When Scott and Brent Walker stepped into their respective leadership roles, a succession plan was put in place to ensure Charlie Walker’s legacy of excellence would continue with expanded growth, innovation and acquisition of the most talented professionals in the business. Scott and Brent Walker developed Walker Industrial two years ago to expand the company’s reach into new markets.

“Walker Industrial is focused more on true industrial electrical work, such as oil and gas, wastewater, food and beverage, automation and manufacturing projects,” Scott Walker says. “While we’ve done some significant industrial work in the past, we hadn’t traditionally pursued as large of volume for these types of projects but now we are focused on actively developing these segments of our company because we see the true market potential for these services and expertise.”

Walker Industrial President Jonathan Blanscet, PE started as an electrical engineer before he moved into preconstruction and business development for Walker. “As an engineer, Jonathan is uniquely equipped to understand the technical aspect of a project while being responsible for defining the strategic vision and leading corporate efforts of the business,” Walker says.

John Bartee is Walker Industrial’s executive vice president of operations and has spent the past 30 years working in the industrial construction industry where he gained experience in field operations, personnel management and project management. “John’s involvement in operations includes planning and scheduling of the workforce, monitoring on-site safety and productivity and ensuring quality control with an emphasis on customer satisfaction,” Walker says.

Hiring leaders and establishing an experienced workforce in industrial electrical work has been key to Walker Industrial’s success. “We have had a lot of success by actively recruiting people with professional backgrounds in industrial electrical, oil and gas as well as automation and controls,” Walker notes. “If we hire a guy who only has experience in hospitals and put him on an oilfield in west Texas, he’s not going to be successful.” 

The oil and gas industry in Texas is not as prosperous as it was four to five years ago, but Walker Industrial also focuses on out-of-state projects and opportunities to work with customers that have multiple locations. “Walker Industrial doesn’t just focus on Texas and travels a lot more than the commercial side,” Walker notes. “The industrial team knows they might have to go to Pennsylvania, Oklahoma or anywhere else if there’s a project.”

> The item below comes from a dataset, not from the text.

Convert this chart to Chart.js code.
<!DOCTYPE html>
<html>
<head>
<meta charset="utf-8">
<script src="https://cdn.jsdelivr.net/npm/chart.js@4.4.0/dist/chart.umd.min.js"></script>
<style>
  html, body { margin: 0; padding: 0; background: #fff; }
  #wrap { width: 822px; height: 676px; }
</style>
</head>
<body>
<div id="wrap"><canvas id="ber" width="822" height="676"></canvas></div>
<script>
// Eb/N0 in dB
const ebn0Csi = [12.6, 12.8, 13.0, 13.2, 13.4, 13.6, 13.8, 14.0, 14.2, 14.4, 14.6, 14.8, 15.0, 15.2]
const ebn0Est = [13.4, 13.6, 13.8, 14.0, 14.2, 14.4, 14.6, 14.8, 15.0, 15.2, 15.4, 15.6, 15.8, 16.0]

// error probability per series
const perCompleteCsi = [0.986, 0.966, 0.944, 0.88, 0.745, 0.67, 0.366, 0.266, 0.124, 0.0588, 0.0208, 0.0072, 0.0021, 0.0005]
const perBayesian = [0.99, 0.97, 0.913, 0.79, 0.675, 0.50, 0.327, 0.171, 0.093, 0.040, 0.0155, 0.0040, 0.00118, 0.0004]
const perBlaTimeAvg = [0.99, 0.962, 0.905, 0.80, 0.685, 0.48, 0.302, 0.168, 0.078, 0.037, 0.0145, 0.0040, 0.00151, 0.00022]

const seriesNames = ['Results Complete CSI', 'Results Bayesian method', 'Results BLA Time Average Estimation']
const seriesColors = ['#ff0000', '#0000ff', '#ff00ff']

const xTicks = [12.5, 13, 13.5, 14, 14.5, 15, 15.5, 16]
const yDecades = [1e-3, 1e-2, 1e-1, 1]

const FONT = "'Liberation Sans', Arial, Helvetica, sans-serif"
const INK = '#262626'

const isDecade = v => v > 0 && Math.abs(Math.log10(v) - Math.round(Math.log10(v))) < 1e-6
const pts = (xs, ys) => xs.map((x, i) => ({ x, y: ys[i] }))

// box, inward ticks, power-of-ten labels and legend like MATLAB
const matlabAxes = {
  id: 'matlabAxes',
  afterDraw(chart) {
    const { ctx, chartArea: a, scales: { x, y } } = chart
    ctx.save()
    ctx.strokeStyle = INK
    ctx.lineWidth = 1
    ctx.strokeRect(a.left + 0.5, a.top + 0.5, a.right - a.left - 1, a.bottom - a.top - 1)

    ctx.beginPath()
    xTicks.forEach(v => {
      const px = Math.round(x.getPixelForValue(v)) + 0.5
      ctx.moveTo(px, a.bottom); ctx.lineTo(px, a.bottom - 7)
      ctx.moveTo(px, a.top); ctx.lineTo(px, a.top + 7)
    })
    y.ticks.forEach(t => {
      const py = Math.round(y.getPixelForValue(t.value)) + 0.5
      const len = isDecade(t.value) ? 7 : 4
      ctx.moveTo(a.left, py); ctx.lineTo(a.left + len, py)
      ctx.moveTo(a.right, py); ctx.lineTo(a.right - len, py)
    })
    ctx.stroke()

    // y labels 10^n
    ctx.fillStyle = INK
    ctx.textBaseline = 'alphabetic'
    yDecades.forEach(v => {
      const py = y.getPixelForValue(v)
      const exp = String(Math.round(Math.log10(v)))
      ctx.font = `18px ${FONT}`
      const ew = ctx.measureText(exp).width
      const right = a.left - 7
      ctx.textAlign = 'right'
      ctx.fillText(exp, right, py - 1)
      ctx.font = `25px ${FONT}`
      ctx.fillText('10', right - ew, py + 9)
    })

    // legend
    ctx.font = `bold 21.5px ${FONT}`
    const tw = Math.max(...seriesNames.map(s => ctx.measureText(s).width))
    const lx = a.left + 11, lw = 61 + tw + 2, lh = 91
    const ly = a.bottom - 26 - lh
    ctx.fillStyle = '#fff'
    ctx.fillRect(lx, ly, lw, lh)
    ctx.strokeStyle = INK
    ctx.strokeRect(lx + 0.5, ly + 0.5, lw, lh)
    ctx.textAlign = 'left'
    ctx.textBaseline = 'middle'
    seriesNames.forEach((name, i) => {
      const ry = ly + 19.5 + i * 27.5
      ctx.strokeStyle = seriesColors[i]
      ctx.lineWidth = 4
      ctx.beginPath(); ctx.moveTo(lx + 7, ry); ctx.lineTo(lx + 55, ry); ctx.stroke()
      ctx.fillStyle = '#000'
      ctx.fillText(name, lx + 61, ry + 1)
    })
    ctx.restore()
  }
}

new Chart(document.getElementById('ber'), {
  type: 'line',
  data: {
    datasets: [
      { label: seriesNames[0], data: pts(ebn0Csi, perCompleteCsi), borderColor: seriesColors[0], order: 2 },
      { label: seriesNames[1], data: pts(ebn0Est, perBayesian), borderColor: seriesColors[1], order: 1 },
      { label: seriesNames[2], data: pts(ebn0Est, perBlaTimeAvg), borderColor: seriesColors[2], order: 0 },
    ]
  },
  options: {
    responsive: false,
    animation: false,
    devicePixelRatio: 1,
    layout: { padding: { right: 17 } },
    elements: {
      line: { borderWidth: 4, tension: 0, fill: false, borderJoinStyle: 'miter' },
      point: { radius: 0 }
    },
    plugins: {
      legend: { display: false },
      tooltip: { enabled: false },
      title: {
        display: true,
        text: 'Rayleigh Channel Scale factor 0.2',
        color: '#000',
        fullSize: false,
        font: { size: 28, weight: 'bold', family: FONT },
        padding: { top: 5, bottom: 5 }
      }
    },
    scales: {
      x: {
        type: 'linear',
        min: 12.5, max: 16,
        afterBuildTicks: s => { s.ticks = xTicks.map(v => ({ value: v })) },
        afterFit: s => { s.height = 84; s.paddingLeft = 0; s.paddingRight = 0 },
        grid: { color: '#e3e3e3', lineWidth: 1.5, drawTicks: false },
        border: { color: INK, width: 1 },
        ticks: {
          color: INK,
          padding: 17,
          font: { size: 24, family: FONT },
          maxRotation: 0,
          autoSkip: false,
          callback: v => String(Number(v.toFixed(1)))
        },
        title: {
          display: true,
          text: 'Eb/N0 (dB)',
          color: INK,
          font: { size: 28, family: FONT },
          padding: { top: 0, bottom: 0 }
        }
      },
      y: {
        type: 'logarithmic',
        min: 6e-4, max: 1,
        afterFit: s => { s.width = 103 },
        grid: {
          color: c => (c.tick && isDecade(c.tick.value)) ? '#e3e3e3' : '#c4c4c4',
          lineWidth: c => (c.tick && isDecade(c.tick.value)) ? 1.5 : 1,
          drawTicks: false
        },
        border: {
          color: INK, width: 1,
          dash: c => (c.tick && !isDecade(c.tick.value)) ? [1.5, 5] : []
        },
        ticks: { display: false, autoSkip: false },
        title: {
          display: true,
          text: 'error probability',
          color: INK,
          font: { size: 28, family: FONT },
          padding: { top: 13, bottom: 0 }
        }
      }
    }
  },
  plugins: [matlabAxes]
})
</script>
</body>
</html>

In Texas, Walker Industrial is working in a number of manufacturing facilities and on a number of wastewater projects. “Wastewater has been something the state is putting a lot of money into and there’s a lot of opportunity there,” Walker says.

Moving forward, Walker Engineering and Walker Industrial will continue to expand in Texas. “One of the areas for Walker Industrial to grow is in automation and controls, specifically programmable logic controllers (PLCs),” Walker says.